Like the Wellness Connection suit, Togio argued that the residency requirement violates the dormant Commerce Clause and hurts local businesses by limiting access to investment capital. Togio also owns shares of Organic Remedies MO Inc., which has been awarded multiple licenses in Missouri. He argues that the residency requirement in the law decreases the company’s value because they are unable to sell more shares to out-of-state investors.
Todd Brinkmeyer, an entrepreneur from Idaho, sued the Washington State Liquor and Cannabis Board last summer for the same reason. Washington argued that the residency requirement helps regulate the federally illegal industry, but Brinkmeyer pointed out ‘the Supreme Court’s holding that residency is unnecessary to maintain effective oversight when the licensed business will remain in state.’ Washington’s residency requirement has been in place for eight years, and the industry has generated more than $1.7 billion in tax revenue.
The Oklahoma Medical Marijuana Authority is currently facing a class action lawsuit targeting changes made to the law’s residency requirements.The lawsuit was filed on behalf of three companies: Genesis Canna-Farms LLP, KC’s Cannabis LLC, and Teresa Bilyeu Inc. As written in 2018, the law required that license applicants prove residency without specifying duration of residency. In 2019, the law was amended, including a provision that requires proof of Oklahoma residency for at least two years. As a result, business owners who moved to Oklahoma and got licenses under the 2018 provision will be denied renewals.

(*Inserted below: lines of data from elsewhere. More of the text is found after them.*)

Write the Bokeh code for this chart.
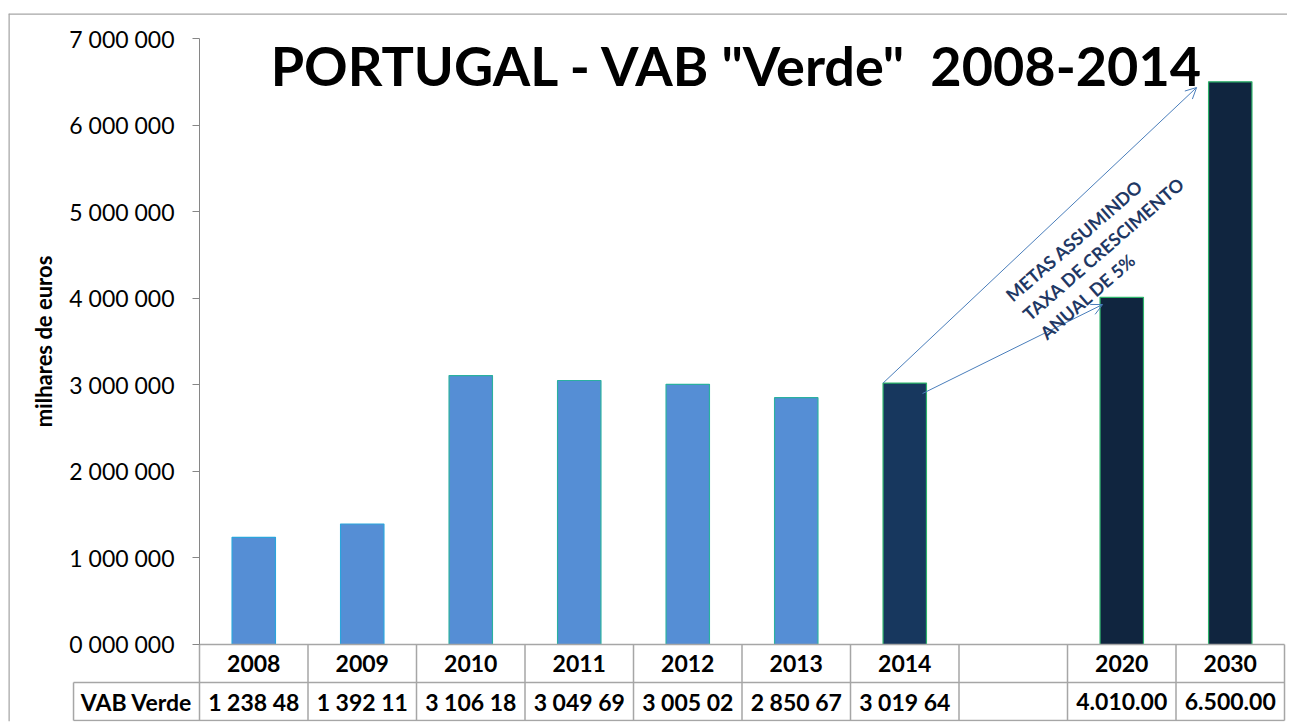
from bokeh.plotting import figure
from bokeh.models import (Range1d, LinearAxis, FixedTicker, Label, Arrow, OpenHead,
                          ColumnDataSource)
from bokeh.embed import file_html
from bokeh.resources import INLINE
from bokeh.core.properties import value

# ---------------- data ----------------
categories = ["2008", "2009", "2010", "2011", "2012", "2013", "2014", "", "2020", "2030"]
values = [1238480, 1392110, 3106180, 3049690, 3005020, 2850670, 3019640, None, 4010000, 6500000]
value_labels = ["1 238 48", "1 392 11", "3 106 18", "3 049 69", "3 005 02",
                "2 850 67", "3 019 64", "", "4.010.00", "6.500.00"]
bar_fill = ["#558ED5", "#558ED5", "#558ED5", "#558ED5", "#558ED5", "#558ED5",
            "#17375E", None, "#10253F", "#10253F"]
bar_line = ["#2AA5DC", "#2AA5DC", "#2AB0A0", "#2AB0A0", "#2AB0A0", "#2AB0A0",
            "#2DB36A", None, "#2DB36A", "#2DB36A"]
y_ticks = [0, 1000000, 2000000, 3000000, 4000000, 5000000, 6000000, 7000000]
y_tick_labels = ["0 000 000", "1 000 000", "2 000 000", "3 000 000",
                 "4 000 000", "5 000 000", "6 000 000", "7 000 000"]
title_text = 'PORTUGAL - VAB "Verde"\u00a0 2008-2014'
note_lines = ["METAS ASSUMINDO", "TAXA DE CRESCIMENTO", "ANUAL DE 5%"]
row_label = "VAB Verde"
y_label = "milhares de euros"

FONT = "Lato"
GRID = "#A6A6A6"

# ---------------- figure ----------------
X0, X1 = -1.7604, 10.0276
Y0, Y1 = -889440, 7288780
p = figure(width=1287, height=723,
           x_range=Range1d(X0, X1), y_range=Range1d(Y0, Y1),
           x_axis_type=None, y_axis_type=None,
           output_backend="svg", toolbar_location=None,
           min_border_left=8, min_border_right=0,
           min_border_top=13, min_border_bottom=2)
p.outline_line_color = None
p.background_fill_color = "white"

# outer chart border (left and top edges)
p.segment(x0=[X0, X0], y0=[Y0, Y1], x1=[X0, X1], y1=[Y1, Y1],
          line_color=GRID, line_width=2.5)

yaxis = LinearAxis(bounds=(0, 7000000), fixed_location=0,
                   ticker=FixedTicker(ticks=y_ticks, minor_ticks=[]),
                   major_label_overrides={t: l for t, l in zip(y_ticks, y_tick_labels)},
                   axis_label=y_label)
yaxis.axis_line_color = "#868686"
yaxis.major_tick_line_color = "#868686"
yaxis.major_tick_out = 7
yaxis.major_tick_in = 0
yaxis.minor_tick_line_color = None
yaxis.major_label_standoff = 18
yaxis.major_label_text_font = FONT
yaxis.major_label_text_font_size = "23px"
yaxis.major_label_text_color = "#000000"
yaxis.axis_label_text_font = FONT
yaxis.axis_label_text_font_style = "bold"
yaxis.axis_label_text_font_size = "22px"
yaxis.axis_label_text_color = "#000000"
yaxis.axis_label_standoff = 9
p.add_layout(yaxis, "left")

# ---------------- bars ----------------
idx = [i for i, v in enumerate(values) if v is not None]
src = ColumnDataSource(dict(
    x=[i + 0.5 for i in idx],
    top=[values[i] for i in idx],
    fill=[bar_fill[i] for i in idx],
    line=[bar_line[i] for i in idx],
))
p.vbar(x="x", top="top", bottom=0, width=0.4, fill_color="fill",
       line_color="line", line_width=1.2, source=src)

# ---------------- data table below the axis ----------------
n = len(categories)
ROW1 = -439000
ROW2 = -878000
HDR = -1.161
p.segment(x0=[0, HDR, HDR], y0=[0, ROW1, ROW2], x1=[n, n, n], y1=[0, ROW1, ROW2],
          line_color=GRID, line_width=1.5)
p.segment(x0=list(range(n + 1)) + [HDR], y0=[0] * (n + 1) + [ROW1],
          x1=list(range(n + 1)) + [HDR], y1=[ROW2] * (n + 2),
          line_color=GRID, line_width=1.5)
p.text(x=[i + 0.5 for i in range(n)], y=[ROW1 / 2] * n, text=categories,
       text_font=value(FONT), text_font_style="bold", text_font_size="23px",
       text_align="center", text_baseline="middle", text_color="#000000")
p.text(x=[i + 0.5 for i in range(n)], y=[(ROW1 + ROW2) / 2] * n, text=value_labels,
       text_font=value(FONT), text_font_style="bold", text_font_size="23px",
       text_align="center", text_baseline="middle", text_color="#000000")
p.text(x=[HDR / 2], y=[(ROW1 + ROW2) / 2], text=[row_label],
       text_font=value(FONT), text_font_style="bold", text_font_size="23px",
       text_align="center", text_baseline="middle", text_color="#000000")

# ---------------- title ----------------
p.add_layout(Label(x=4.96, y=6690000, text=title_text,
                   text_font=FONT, text_font_style="bold", text_font_size="54px",
                   text_align="center", text_baseline="middle", text_color="#000000"))

# ---------------- arrows & note ----------------
ARROW = "#4A7EBB"
bw = 0.4
x2014 = categories.index("2014") + 0.5
p.add_layout(Arrow(x_start=x2014 - bw / 2, y_start=values[6], x_end=9.19, y_end=6434000,
                   line_color=ARROW, line_width=1,
                   end=OpenHead(size=11, line_color=ARROW, line_width=1)))
p.add_layout(Arrow(x_start=6.664, y_start=2899000, x_end=8.323, y_end=3927000,
                   line_color=ARROW, line_width=1,
                   end=OpenHead(size=11, line_color=ARROW, line_width=1)))

note_pos = [(7.456, 4008000), (7.613, 3789000), (7.770, 3569000)]
for (nx, ny), line in zip(note_pos, note_lines):
    p.add_layout(Label(x=nx, y=ny, text=line, angle=0.716,
                       text_font=FONT, text_font_style="bold", text_font_size="18px",
                       text_align="left", text_baseline="alphabetic",
                       text_color="#1F3864"))

open("out.html", "w").write(file_html(p, INLINE))
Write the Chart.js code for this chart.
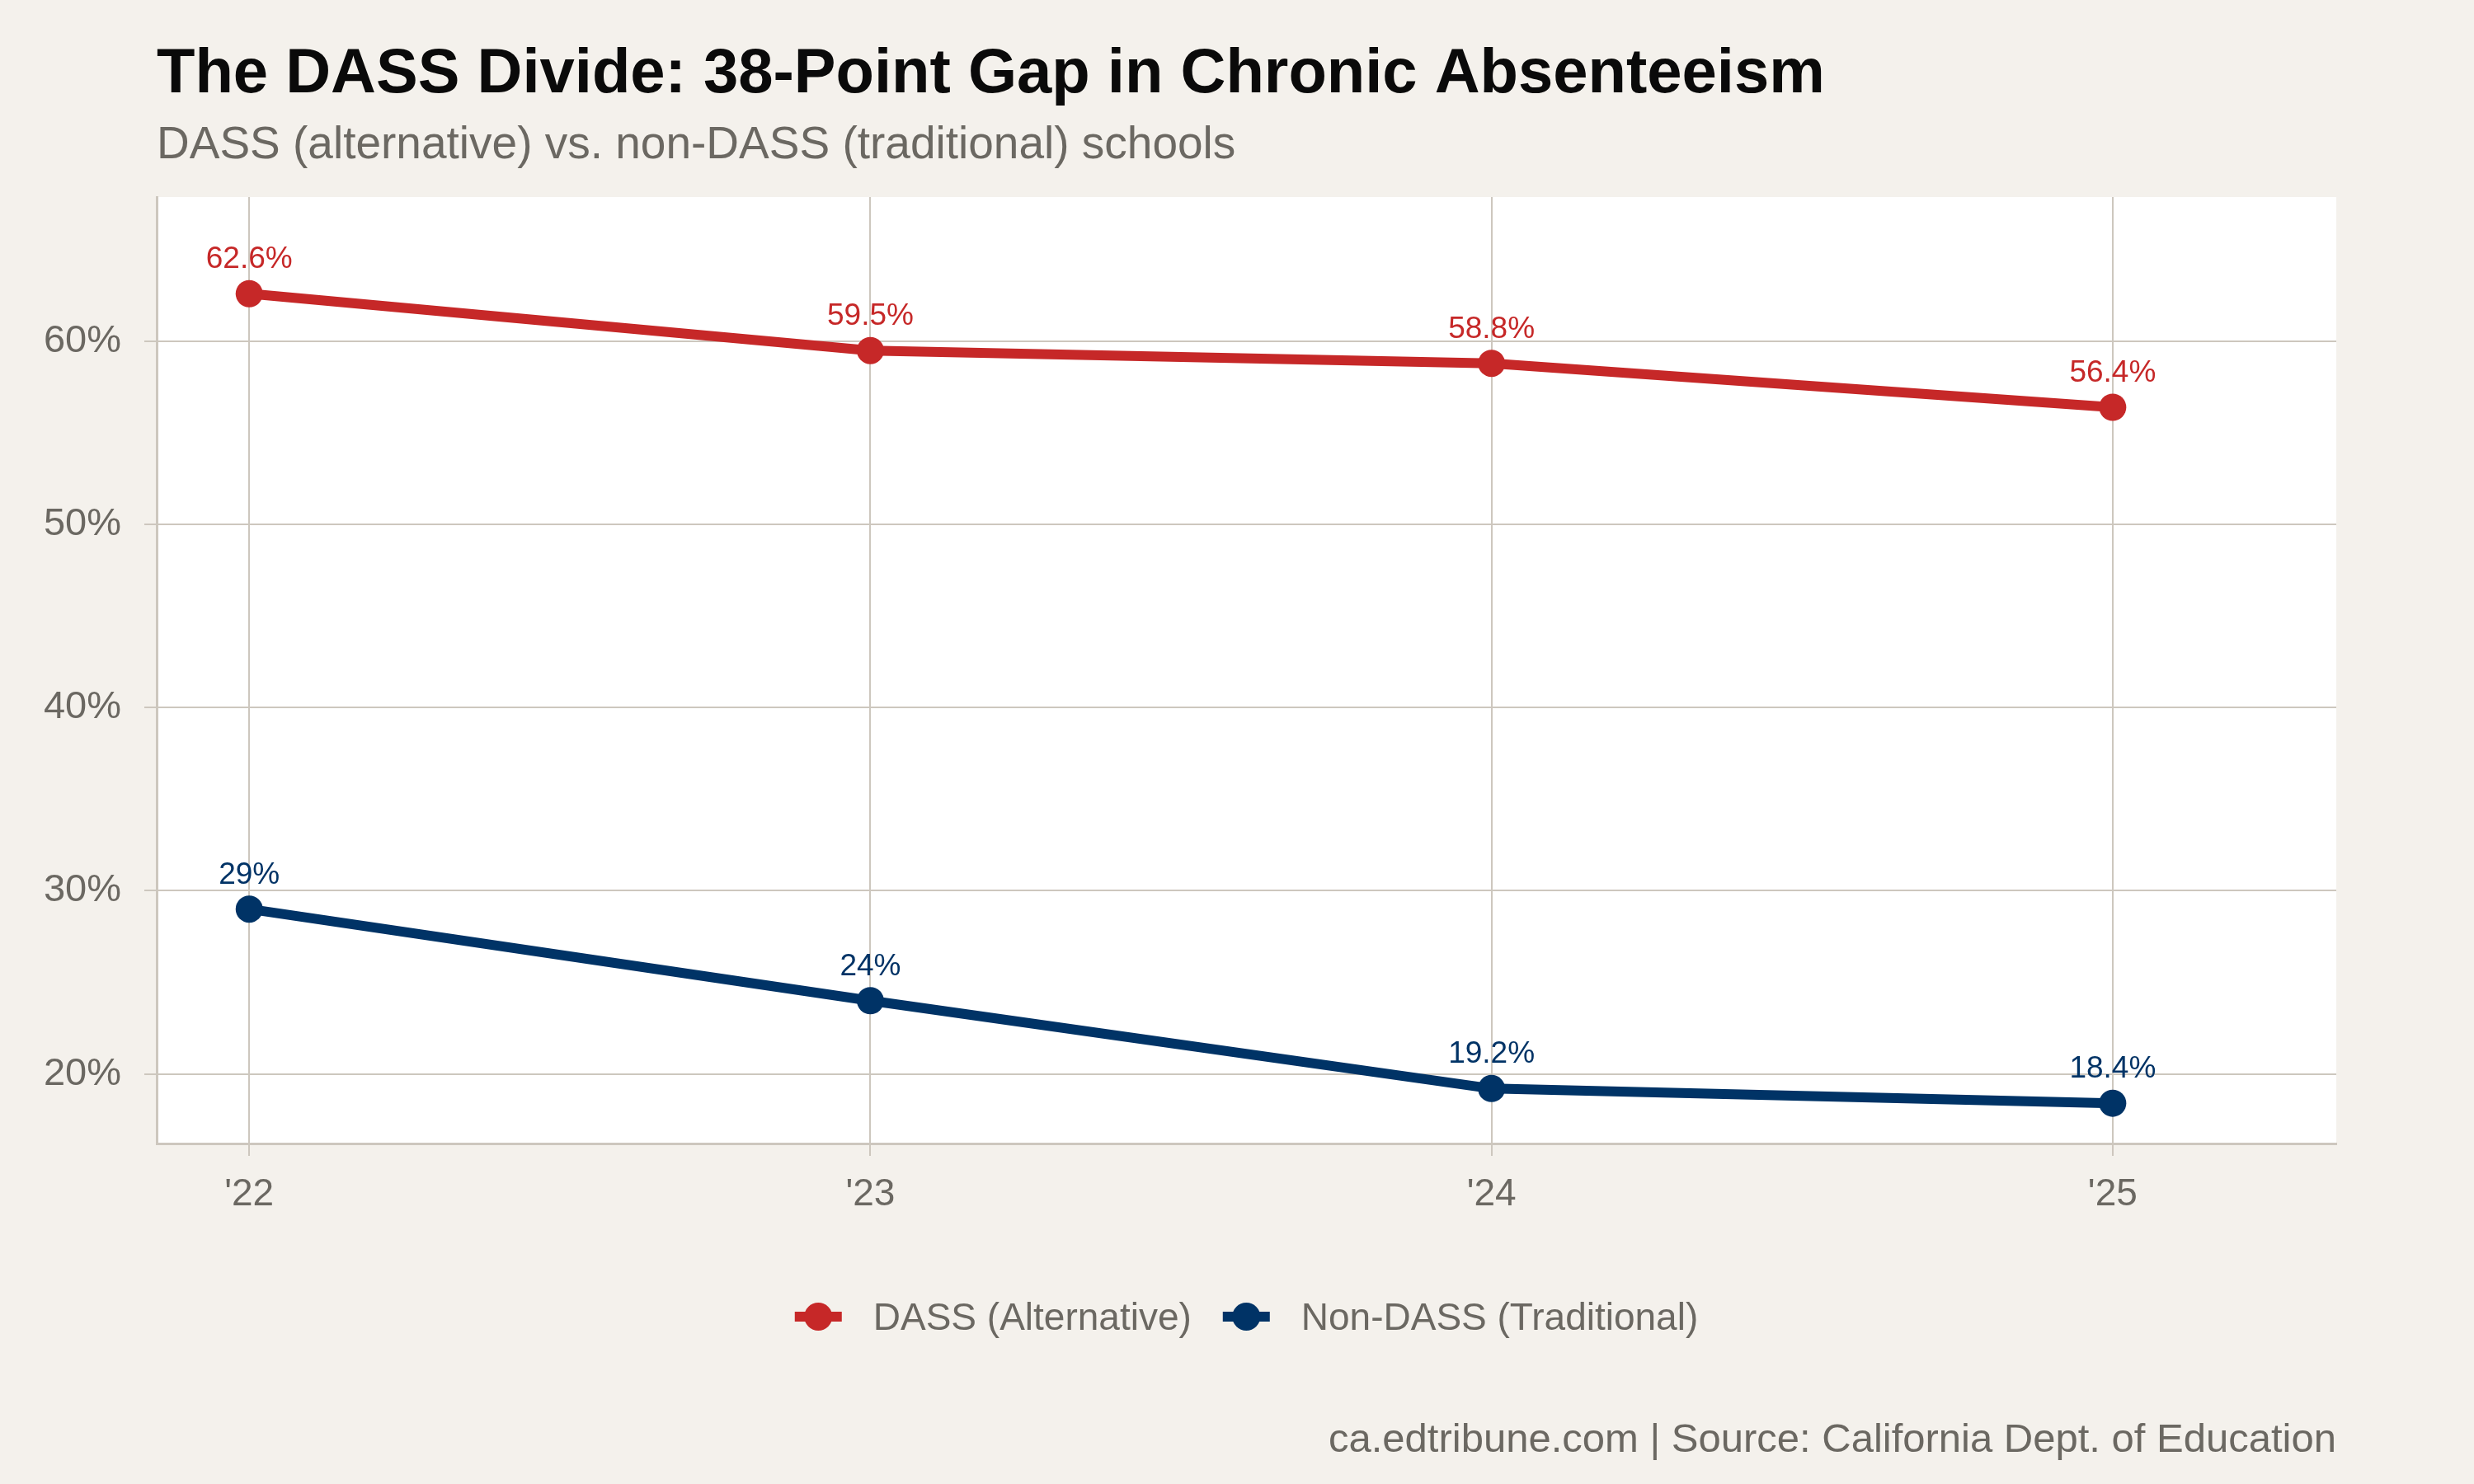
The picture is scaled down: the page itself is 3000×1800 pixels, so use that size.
<!DOCTYPE html>
<html>
<head>
<meta charset="utf-8">
<script src="https://cdn.jsdelivr.net/npm/chart.js@4.4.1/dist/chart.umd.min.js"></script>
<style>
  html, body { margin: 0; padding: 0; background: #f4f1ec; }
  canvas { display: block; }
</style>
</head>
<body>
<canvas id="grafico" width="3000" height="1800"></canvas>
<script>
// Dados do gráfico
const anos = ["'22", "'23", "'24", "'25"];
const dass = [62.6, 59.5, 58.8, 56.4];
const naoDass = [29, 24, 19.2, 18.4];
const yTicks = [20, 30, 40, 50, 60];
const nomesSeries = ['DASS (Alternative)', 'Non-DASS (Traditional)'];

const titulo = 'The DASS Divide: 38-Point Gap in Chronic Absenteeism';
const subtitulo = 'DASS (alternative) vs. non-DASS (traditional) schools';
const rodape = 'ca.edtribune.com | Source: California Dept. of Education';

const FONTE = "'Liberation Sans', Arial, Helvetica, sans-serif";
const corVermelho = '#c62828';
const corAzul = '#003366';
const corTexto = '#6b6862';
const corGrade = '#cdc7be';

// Fundo bege e painel branco
const fundoPlugin = {
  id: 'fundo',
  beforeDraw(chart) {
    const { ctx, chartArea: a } = chart;
    ctx.save();
    ctx.fillStyle = '#f4f1ec';
    ctx.fillRect(0, 0, chart.width, chart.height);
    ctx.fillStyle = '#ffffff';
    ctx.fillRect(a.left, a.top, a.right - a.left, a.bottom - a.top);
    ctx.restore();
  }
};

// Textos: título, subtítulo, rótulos, legenda e fonte
const textosPlugin = {
  id: 'textos',
  afterDraw(chart) {
    const { ctx, chartArea: a } = chart;
    ctx.save();
    ctx.textBaseline = 'alphabetic';

    ctx.fillStyle = '#0a0a0a';
    ctx.font = `bold 76px ${FONTE}`;
    ctx.textAlign = 'left';
    ctx.fillText(titulo, 190, 112);

    ctx.fillStyle = corTexto;
    ctx.font = `55px ${FONTE}`;
    ctx.fillText(subtitulo, 190, 192);

    // rótulos dos pontos
    ctx.font = `37px ${FONTE}`;
    ctx.textAlign = 'center';
    chart.data.datasets.forEach((ds, i) => {
      const meta = chart.getDatasetMeta(i);
      ctx.fillStyle = ds.borderColor;
      meta.data.forEach((pt, j) => {
        ctx.fillText(ds.data[j].y + '%', pt.x, pt.y - 31);
      });
    });

    // legenda
    ctx.font = `46px ${FONTE}`;
    const larguraMarca = 57, gap = 38;
    const itens = chart.data.datasets.map(ds => ({
      cor: ds.borderColor, texto: ds.label, w: ctx.measureText(ds.label).width
    }));
    let total = 0;
    itens.forEach((it, i) => { total += larguraMarca + gap + it.w + (i < itens.length - 1 ? gap : 0); });
    let x = (a.left + a.right) / 2 - total / 2;
    const yLeg = 1597;
    ctx.textAlign = 'left';
    itens.forEach(it => {
      ctx.strokeStyle = it.cor;
      ctx.lineWidth = 12;
      ctx.beginPath();
      ctx.moveTo(x, yLeg);
      ctx.lineTo(x + larguraMarca, yLeg);
      ctx.stroke();
      ctx.fillStyle = it.cor;
      ctx.beginPath();
      ctx.arc(x + larguraMarca / 2, yLeg, 17, 0, Math.PI * 2);
      ctx.fill();
      x += larguraMarca + gap;
      ctx.fillStyle = corTexto;
      ctx.fillText(it.texto, x, 1613);
      x += it.w + gap;
    });

    // fonte
    ctx.font = `49px ${FONTE}`;
    ctx.textAlign = 'right';
    ctx.fillStyle = corTexto;
    ctx.fillText(rodape, a.right, 1761);
    ctx.restore();
  }
};

const serie = (valores) => valores.map((v, i) => ({ x: i, y: v }));

const ctx = document.getElementById('grafico').getContext('2d');
new Chart(ctx, {
  type: 'line',
  data: {
    datasets: [
      {
        label: nomesSeries[0],
        data: serie(dass),
        borderColor: corVermelho,
        backgroundColor: corVermelho,
        borderWidth: 12,
        pointRadius: 16.5,
        pointBorderWidth: 0,
        tension: 0
      },
      {
        label: nomesSeries[1],
        data: serie(naoDass),
        borderColor: corAzul,
        backgroundColor: corAzul,
        borderWidth: 12,
        pointRadius: 16.5,
        pointBorderWidth: 0,
        tension: 0
      }
    ]
  },
  options: {
    responsive: false,
    animation: false,
    devicePixelRatio: 1,
    layout: { padding: { top: 239, right: 167, bottom: 0, left: 0 } },
    plugins: {
      legend: { display: false },
      title: { display: false },
      tooltip: { enabled: false }
    },
    scales: {
      x: {
        type: 'linear',
        min: -0.149,
        max: 3.36,
        afterBuildTicks: s => { s.ticks = anos.map((_, i) => ({ value: i })); },
        afterFit: s => { s.height = 413; },
        ticks: {
          callback: v => anos[v],
          color: corTexto,
          font: { family: FONTE, size: 46 },
          padding: 20,
          maxRotation: 0
        },
        grid: { color: corGrade, lineWidth: 2, tickLength: 15, tickColor: corGrade },
        border: { display: true, color: corGrade, width: 3 }
      },
      y: {
        min: 16.2,
        max: 67.88,
        afterBuildTicks: s => { s.ticks = yTicks.map(v => ({ value: v })); },
        afterFit: s => { s.width = 190; },
        ticks: {
          callback: v => v + '%',
          color: corTexto,
          font: { family: FONTE, size: 47 },
          padding: 28
        },
        grid: { color: corGrade, lineWidth: 2, tickLength: 15, tickColor: corGrade },
        border: { display: true, color: corGrade, width: 3 }
      }
    }
  },
  plugins: [fundoPlugin, textosPlugin]
});
</script>
</body>
</html>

So, although Maine residents may be getting frustrated with the onslaught of legal battles regarding residency requirements, it is important to keep in mind that we are not alone. Regulating cannabis use and sales is new to all of us, and there are bound to be some hiccoughs along the way. States looking to open new markets are looking to more seasoned veterans like California and Colorado, but until the federal government gets involved, it’s every man for himself. Patience and fortitude will prevail.